WHAT IS ASKED: Copy from the first line below down to and including the line with "Chart.defaults.color = '#000';". Skip the pictures.

━━ DATA PROVIDED ━━

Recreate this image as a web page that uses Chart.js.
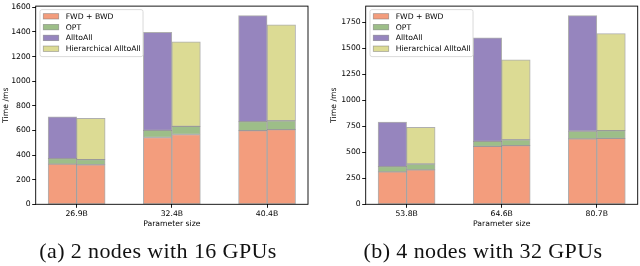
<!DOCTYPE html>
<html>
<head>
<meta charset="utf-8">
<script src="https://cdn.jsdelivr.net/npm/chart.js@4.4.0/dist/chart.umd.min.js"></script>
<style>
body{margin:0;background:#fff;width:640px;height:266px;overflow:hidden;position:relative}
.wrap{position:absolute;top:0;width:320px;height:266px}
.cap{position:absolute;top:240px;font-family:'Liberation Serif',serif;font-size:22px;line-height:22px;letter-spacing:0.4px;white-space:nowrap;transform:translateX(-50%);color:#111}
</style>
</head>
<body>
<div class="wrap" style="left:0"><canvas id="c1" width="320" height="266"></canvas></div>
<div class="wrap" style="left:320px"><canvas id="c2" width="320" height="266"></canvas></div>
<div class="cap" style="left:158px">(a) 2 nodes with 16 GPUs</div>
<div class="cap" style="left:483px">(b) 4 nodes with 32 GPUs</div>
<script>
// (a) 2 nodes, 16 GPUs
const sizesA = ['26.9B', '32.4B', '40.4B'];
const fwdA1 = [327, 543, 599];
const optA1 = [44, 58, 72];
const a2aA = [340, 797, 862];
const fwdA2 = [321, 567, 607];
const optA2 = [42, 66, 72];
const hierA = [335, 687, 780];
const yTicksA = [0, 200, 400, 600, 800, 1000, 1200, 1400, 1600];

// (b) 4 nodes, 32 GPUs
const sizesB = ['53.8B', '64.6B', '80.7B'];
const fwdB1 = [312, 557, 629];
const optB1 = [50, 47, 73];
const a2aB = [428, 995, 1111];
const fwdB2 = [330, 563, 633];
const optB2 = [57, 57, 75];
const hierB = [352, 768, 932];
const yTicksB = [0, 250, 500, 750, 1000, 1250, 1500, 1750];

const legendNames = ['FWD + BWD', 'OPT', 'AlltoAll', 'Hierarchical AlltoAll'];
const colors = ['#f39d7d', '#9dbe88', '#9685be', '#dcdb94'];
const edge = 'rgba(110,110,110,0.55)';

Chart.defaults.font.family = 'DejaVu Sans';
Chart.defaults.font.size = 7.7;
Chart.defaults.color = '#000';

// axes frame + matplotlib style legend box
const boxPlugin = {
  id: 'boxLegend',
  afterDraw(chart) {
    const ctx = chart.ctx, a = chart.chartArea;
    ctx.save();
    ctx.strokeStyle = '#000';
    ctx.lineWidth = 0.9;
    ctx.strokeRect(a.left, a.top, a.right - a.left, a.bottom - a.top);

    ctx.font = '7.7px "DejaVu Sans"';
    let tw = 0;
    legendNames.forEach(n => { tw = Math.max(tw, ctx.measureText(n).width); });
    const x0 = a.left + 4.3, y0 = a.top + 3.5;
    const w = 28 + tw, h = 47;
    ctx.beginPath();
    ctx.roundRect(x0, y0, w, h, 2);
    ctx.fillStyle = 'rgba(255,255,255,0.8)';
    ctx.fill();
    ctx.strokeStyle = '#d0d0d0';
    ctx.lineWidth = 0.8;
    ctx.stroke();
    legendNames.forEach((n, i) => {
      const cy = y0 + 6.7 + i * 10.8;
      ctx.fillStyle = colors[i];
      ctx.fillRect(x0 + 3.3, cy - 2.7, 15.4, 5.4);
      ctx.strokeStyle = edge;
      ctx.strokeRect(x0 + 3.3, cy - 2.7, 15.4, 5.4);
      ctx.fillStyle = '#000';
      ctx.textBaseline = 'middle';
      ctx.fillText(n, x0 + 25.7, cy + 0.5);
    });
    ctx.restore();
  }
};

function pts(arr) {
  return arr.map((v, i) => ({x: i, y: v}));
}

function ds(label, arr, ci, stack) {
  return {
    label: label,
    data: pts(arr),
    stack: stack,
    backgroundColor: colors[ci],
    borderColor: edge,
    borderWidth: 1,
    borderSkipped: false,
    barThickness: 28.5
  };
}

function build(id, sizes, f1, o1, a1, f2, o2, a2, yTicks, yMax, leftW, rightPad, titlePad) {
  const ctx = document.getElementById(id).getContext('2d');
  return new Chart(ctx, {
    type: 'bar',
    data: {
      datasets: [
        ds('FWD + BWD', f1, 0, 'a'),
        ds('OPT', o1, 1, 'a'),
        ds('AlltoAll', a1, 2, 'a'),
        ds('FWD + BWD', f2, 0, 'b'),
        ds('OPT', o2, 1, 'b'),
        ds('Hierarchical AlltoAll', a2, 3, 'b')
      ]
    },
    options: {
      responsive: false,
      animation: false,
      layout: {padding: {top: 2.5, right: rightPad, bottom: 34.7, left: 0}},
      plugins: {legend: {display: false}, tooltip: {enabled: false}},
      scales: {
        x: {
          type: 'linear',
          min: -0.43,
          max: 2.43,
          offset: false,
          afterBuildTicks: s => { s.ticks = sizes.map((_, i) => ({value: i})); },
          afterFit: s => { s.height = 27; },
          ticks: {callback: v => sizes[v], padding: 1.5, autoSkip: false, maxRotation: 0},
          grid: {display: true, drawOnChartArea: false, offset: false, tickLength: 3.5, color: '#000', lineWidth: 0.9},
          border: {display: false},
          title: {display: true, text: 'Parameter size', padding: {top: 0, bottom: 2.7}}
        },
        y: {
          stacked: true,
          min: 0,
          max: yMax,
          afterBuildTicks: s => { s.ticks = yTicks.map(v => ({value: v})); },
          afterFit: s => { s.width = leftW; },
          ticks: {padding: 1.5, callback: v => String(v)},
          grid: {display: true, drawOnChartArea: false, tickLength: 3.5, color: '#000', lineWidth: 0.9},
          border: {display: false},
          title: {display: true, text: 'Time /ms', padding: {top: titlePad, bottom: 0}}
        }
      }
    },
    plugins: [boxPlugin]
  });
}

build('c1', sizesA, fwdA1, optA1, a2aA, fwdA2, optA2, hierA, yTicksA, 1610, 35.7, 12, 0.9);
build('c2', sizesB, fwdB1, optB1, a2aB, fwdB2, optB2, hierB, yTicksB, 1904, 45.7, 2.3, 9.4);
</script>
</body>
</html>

━━━

EXERCISE OUTPUT:
Recreate this image as a web page that uses Chart.js.
<!DOCTYPE html>
<html>
<head>
<meta charset="utf-8">
<script src="https://cdn.jsdelivr.net/npm/chart.js@4.4.0/dist/chart.umd.min.js"></script>
<style>
body{margin:0;background:#fff;width:640px;height:266px;overflow:hidden;position:relative}
.wrap{position:absolute;top:0;width:320px;height:266px}
.cap{position:absolute;top:240px;font-family:'Liberation Serif',serif;font-size:22px;line-height:22px;letter-spacing:0.4px;white-space:nowrap;transform:translateX(-50%);color:#111}
</style>
</head>
<body>
<div class="wrap" style="left:0"><canvas id="c1" width="320" height="266"></canvas></div>
<div class="wrap" style="left:320px"><canvas id="c2" width="320" height="266"></canvas></div>
<div class="cap" style="left:158px">(a) 2 nodes with 16 GPUs</div>
<div class="cap" style="left:483px">(b) 4 nodes with 32 GPUs</div>
<script>
// (a) 2 nodes, 16 GPUs
const sizesA = ['26.9B', '32.4B', '40.4B'];
const fwdA1 = [327, 543, 599];
const optA1 = [44, 58, 72];
const a2aA = [340, 797, 862];
const fwdA2 = [321, 567, 607];
const optA2 = [42, 66, 72];
const hierA = [335, 687, 780];
const yTicksA = [0, 200, 400, 600, 800, 1000, 1200, 1400, 1600];

// (b) 4 nodes, 32 GPUs
const sizesB = ['53.8B', '64.6B', '80.7B'];
const fwdB1 = [312, 557, 629];
const optB1 = [50, 47, 73];
const a2aB = [428, 995, 1111];
const fwdB2 = [330, 563, 633];
const optB2 = [57, 57, 75];
const hierB = [352, 768, 932];
const yTicksB = [0, 250, 500, 750, 1000, 1250, 1500, 1750];

const legendNames = ['FWD + BWD', 'OPT', 'AlltoAll', 'Hierarchical AlltoAll'];
const colors = ['#f39d7d', '#9dbe88', '#9685be', '#dcdb94'];
const edge = 'rgba(110,110,110,0.55)';

Chart.defaults.font.family = 'DejaVu Sans';
Chart.defaults.font.size = 7.7;
Chart.defaults.color = '#000';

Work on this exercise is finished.